O médico que receitou ao doente era o antigo facultativo que eu pela primeira vez encontrara na casa da rua da Roda. Ministrou-lhe uma simples beberagem e exigiu-me o maior cuidado com o enfermo.
— Este rapaz acaba mal! disse-me ele tristemente. — É a sina dos artistas e dos poetas — continuou com um doce sorriso: — o corpo humano não pode suportar por muito tempo os vôos da essência divina.
— E haverá perigo?
— É de crer que não. Isto passará com facilidade... mas depois? Quem sabe se amanhã um novo excesso virá prostrá-lo deveras? Pobre Salustiano!
Quando o médico se retirou, sentei-me à cabeceira do doente. Contemplei então o rosto macilento, úmido pelas transpirações da febre, e fiz uma idéia dos sofrimentos por que passava a desventurada alma daquele louco ideal. Tremiam-lhe os lábios abrasados, de vez em quando, como se articulassem um nome, uma oração querida. As mãos cadavéricas, cruzadas sobre o peito ofegante, pareciam já as de um defunto à espera das fúnebres dobras do seu derradeiro lençol.
Auxiliou-me um companheiro de casa, A. R. (lerá ele estas páginas?), a verter o remédio através dos dentes cerrados convulsivamente.
Aos primeiros clarões da manhã Salustiano abriu os olhos e volveu-os em redor de si com espanto e terror. Apertei-lhe a mão ardente e pronunciei em voz baixa o seu nome. O artista olhou-me longamente, sem pestanejar, e com os sobrolhos unidos, como quem se esforça por atrair à memória lembranças fugidas. De súbito, porém, fechou os olhos e tornou-se imóvel, qual se o torpor da moléstia o petrificara completamente.

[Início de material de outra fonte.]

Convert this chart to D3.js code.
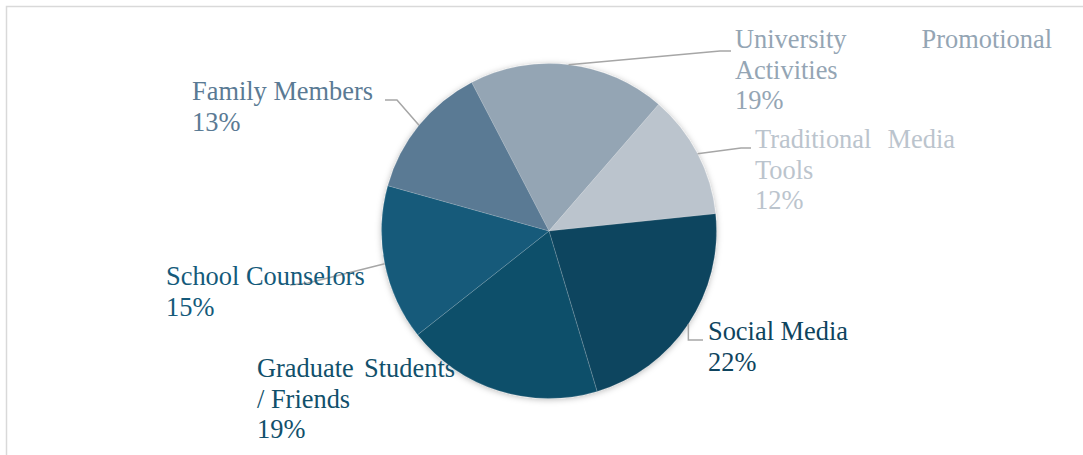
<!DOCTYPE html>
<html>
<head>
<meta charset="utf-8">
<script src="https://cdn.jsdelivr.net/npm/d3@7"></script>
<style>
  html, body { margin: 0; padding: 0; background: #ffffff; }
  svg { display: block; }
  .lbl text { font-family: "Liberation Serif", "Times New Roman", Times, "DejaVu Serif", serif; font-size: 26.4px; }
</style>
</head>
<body>
<svg id="chart" width="1083" height="455"></svg>
<script>
// Information sources, share of respondents (%)
const categories = [
  "University Promotional Activities",
  "Traditional Media Tools",
  "Social Media",
  "Graduate Students / Friends",
  "School Counselors",
  "Family Members"
];
const values = [19, 12, 22, 19, 15, 13];
const colors = ["#94a5b4", "#bbc4cd", "#0e445e", "#11506b", "#145a7a", "#5a7a94"];

// Wrapped label lines (name lines, then the percentage line is appended)
const labelLines = [
  ["University Promotional", "Activities"],
  ["Traditional Media", "Tools"],
  ["Social Media"],
  ["Graduate Students", "/ Friends"],
  ["School Counselors"],
  ["Family Members"]
];

// Label boxes: left x, first baseline, justified width, leader elbow & end
const labelLayout = [
  { x: 735, y: 48,  w: 317, lead: [[720, 51], [731, 51]] },
  { x: 755, y: 148, w: 200, lead: [[741, 148], [751, 148]] },
  { x: 708, y: 340, w: null, lead: "elbowDown", endX: 703 },
  { x: 257, y: 377, w: 198, lead: null },
  { x: 166, y: 285, w: null, lead: [[308, 283], [290, 285]] },
  { x: 192, y: 100, w: null, lead: [[397, 100], [385, 100]] }
];

const cx = 549, cy = 231, radius = 167.5;
const startDeg = -27.5;
const lineH = 30.5;

const svg = d3.select("#chart");

// Chart frame (top and left edges)
svg.append("path")
  .attr("d", "M6.5,455 L6.5,6.5 L1083,6.5")
  .attr("fill", "none")
  .attr("stroke", "#d9d9d9")
  .attr("stroke-width", 1.5);

const defs = svg.append("defs");
const shadow = defs.append("filter")
  .attr("id", "pieShadow")
  .attr("x", "-20%").attr("y", "-20%")
  .attr("width", "140%").attr("height", "140%");
shadow.append("feDropShadow")
  .attr("dx", 0).attr("dy", 1)
  .attr("stdDeviation", 3)
  .attr("flood-color", "#000000")
  .attr("flood-opacity", 0.28);

const data = categories.map((c, i) => ({ name: c, value: values[i], color: colors[i], i }));

const pie = d3.pie()
  .value(d => d.value)
  .sort(null)
  .startAngle(startDeg * Math.PI / 180)
  .endAngle((startDeg + 360) * Math.PI / 180);

const arcs = pie(data);
const arc = d3.arc().innerRadius(0).outerRadius(radius);
const edgeArc = d3.arc().innerRadius(radius).outerRadius(radius);

const g = svg.append("g").attr("transform", `translate(${cx},${cy})`);

g.append("g")
  .attr("filter", "url(#pieShadow)")
  .selectAll("path")
  .data(arcs)
  .join("path")
  .attr("d", arc)
  .attr("fill", d => d.data.color)
  .attr("stroke", "#ffffff")
  .attr("stroke-opacity", 0.25)
  .attr("stroke-width", 0.6);

// Leader lines from each slice's outer edge to its label
const leaders = svg.append("g")
  .attr("fill", "none")
  .attr("stroke", "#a6a6a6")
  .attr("stroke-width", 1.5);

arcs.forEach((a, i) => {
  const L = labelLayout[i];
  if (!L.lead) return;
  const [ex, ey] = edgeArc.centroid(a);
  const sx = cx + ex, sy = cy + ey;
  let pts;
  if (L.lead === "elbowDown") {
    pts = [[sx, sy], [sx, L.y], [L.endX, L.y]];
  } else {
    pts = [[sx, sy], ...L.lead];
  }
  leaders.append("path").attr("d", d3.line()(pts));
});

// Labels: category name (justified lines where a box width is set) + percentage
const labels = svg.append("g").attr("class", "lbl");

arcs.forEach((a, i) => {
  const L = labelLayout[i];
  const lines = labelLines[i];
  const col = a.data.color;
  const lab = labels.append("g").attr("fill", col);
  lines.forEach((ln, k) => {
    const y = L.y + k * lineH;
    const words = ln.split(" ");
    const justify = L.w && k < lines.length - 1 && words.length > 1;
    if (justify) {
      lab.append("text").attr("x", L.x).attr("y", y).text(words.slice(0, -1).join(" "));
      lab.append("text").attr("x", L.x + L.w).attr("y", y)
        .attr("text-anchor", "end").text(words[words.length - 1]);
    } else {
      lab.append("text").attr("x", L.x).attr("y", y).text(ln);
    }
  });
  lab.append("text")
    .attr("x", L.x)
    .attr("y", L.y + lines.length * lineH)
    .text(d3.format(".0f")(a.data.value) + "%");
});
</script>
</body>
</html>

Descansei a mão sobre o seu peito; o coração batia brusco e precípite como o de uma criatura arquejante.
Decorreram alguns minutos em que eu, com a vista no céu, em cujos flocos vaporosos a madrugada estendia as suas harmônicas luzes, me entreguei às pesarosas cogitações que o estado de Salustiano suscitava-me ao espírito preocupado.

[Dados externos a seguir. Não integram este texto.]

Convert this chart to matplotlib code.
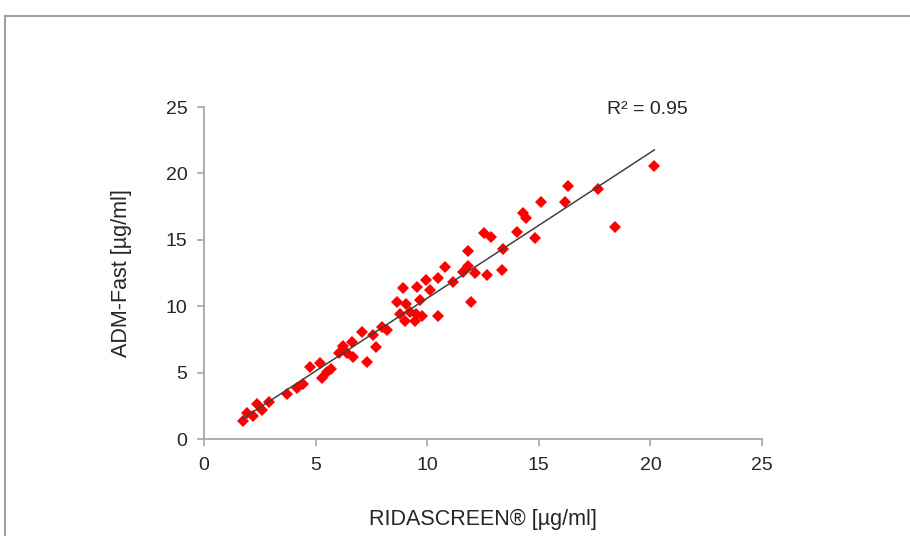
import matplotlib

matplotlib.use("Agg")
import matplotlib.pyplot as plt
from matplotlib.lines import Line2D
import numpy as np

# RIDASCREEN (x) vs ADM-Fast (y), both in ug/ml
ridascreen = [
    1.75, 1.93, 2.20, 2.38, 2.60, 2.91, 3.72, 4.17, 4.44, 4.75,
    5.20, 5.29, 5.52, 5.70, 6.05, 6.23, 6.41, 6.64, 6.68, 7.09,
    7.31, 7.58, 7.71, 7.98, 8.21, 8.65, 8.79, 9.01, 8.92, 9.06,
    9.24, 9.51, 9.46, 9.78, 9.55, 9.69, 9.96, 10.13, 10.49, 10.49,
    10.81, 11.17, 11.61, 11.84, 11.84, 12.15, 11.97, 12.56, 12.87, 12.69,
    13.36, 13.41, 14.04, 14.30, 14.44, 14.84, 15.11, 16.19, 16.32, 17.67,
    18.43, 20.18,
]
adm_fast = [
    1.36, 1.96, 1.73, 2.64, 2.18, 2.79, 3.39, 3.84, 4.14, 5.42,
    5.72, 4.59, 5.05, 5.27, 6.48, 7.00, 6.48, 7.30, 6.17, 8.06,
    5.80, 7.83, 6.93, 8.43, 8.21, 10.32, 9.41, 8.89, 11.37, 10.17,
    9.56, 9.41, 8.89, 9.26, 11.45, 10.47, 11.97, 11.22, 12.12, 9.26,
    12.95, 11.82, 12.58, 14.16, 13.03, 12.50, 10.32, 15.51, 15.21, 12.35,
    12.73, 14.31, 15.59, 17.02, 16.64, 15.14, 17.85, 17.85, 19.05, 18.83,
    15.96, 20.56,
]
ticks = [0, 5, 10, 15, 20, 25]
r2_label = "R\u00b2 = 0.95"

plt.rcParams["font.family"] = ["Liberation Sans", "DejaVu Sans"]

x = np.array(ridascreen)
y = np.array(adm_fast)
slope, intercept = np.polyfit(x, y, 1)
line_x = np.array([x.min(), x.max()])

fig = plt.figure(figsize=(9.1, 5.36), dpi=100)
ax = fig.add_axes([204 / 910, 97 / 536, 558 / 910, 332 / 536])

ax.plot(x, y, linestyle="none", marker="D", markersize=6.2, color="#ff0000", markeredgewidth=0)
ax.plot(line_x, slope * line_x + intercept, color="#404040", linewidth=1.1)

ax.set_xlim(0, 25)
ax.set_ylim(0, 25)
ax.set_xticks(ticks)
ax.set_yticks(ticks)
for side in ["top", "right"]:
    ax.spines[side].set_visible(False)
for side in ["left", "bottom"]:
    ax.spines[side].set_color("#a6a6a6")
    ax.spines[side].set_linewidth(1.3)
ax.tick_params(colors="#a6a6a6", labelcolor="#262626", labelsize=14, length=5, width=1.2)
ax.tick_params(axis="x", pad=8)
ax.tick_params(axis="y", pad=7)

ax.set_xlabel("RIDASCREEN\u00ae [\u00b5g/ml]", fontsize=15.5, color="#262626", labelpad=25)
ax.set_ylabel("ADM-Fast [\u00b5g/ml]", fontsize=15.5, color="#262626", labelpad=24)
ax.text(18.07, 24.8, r2_label, fontsize=14, color="#262626", ha="left", va="center")

# outer frame (only top and left edges are visible in the crop)
fig.add_artist(Line2D([5 / 910, 1], [1 - 16 / 536, 1 - 16 / 536], color="#a0a0a0", linewidth=1.5))
fig.add_artist(Line2D([5 / 910, 5 / 910], [0, 1 - 16 / 536], color="#a0a0a0", linewidth=1.5))

fig.savefig("out.png", dpi=100)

Um som flébil e suave partiu o silêncio do gabinete, espécie de rumor de asas invisíveis ou de suspiros de criança, que sonha com os brincos do paraíso.
Outro som, mais outro, outros ainda sucediam-se sem intermitência, com uma angélica melodia. Voltei-me para o doente e vi que era de sua boca adormecida que as notas se desprendiam...
Nuvem rosada subia-lhe das faces à fronte inspirada e seus lábios frementes, como as cordas sonoras de uma harpa, reproduziam os sons sem que a harmonia perdesse o mínimo compasso e a menor partícula de doçura.
Os lábios despediram notas mais rápidas e seguidas, entrelaçavam-se os ais e as melodias com uma formosura igual à dos concertos das aves escondidas na sombra, à hora do crepúsculo, que é quando a natureza enlanguesce e os pássaros cantam os triunfos do dia que desmaia.
Assim, em cardumes misteriosos, em serenos adejos em vôos peregrinos e castos, o artista criava, sonhando talvez com a glória, um dos seus mais caprichosos poemas musicais. Eu pendia extático dos lábios vibrantes, e meu coração banhava-se nas águas lustrais daquelas harmonias com uma ânsia sobrenatural.
Pouco a pouco os sons diminuíram, estremeceu a boca terminando o suspiro da última nota, e o silêncio foi interrompido apenas pelos sussurros da natureza que despertava.
Os campanários soavam em todas as igrejas e a luz entrando pelas janelas aclarava ao mesmo tempo a cabeça imóvel de Salustiano e a roupa de polichinelo, envolta em trapos e guizos, aos pés da cama.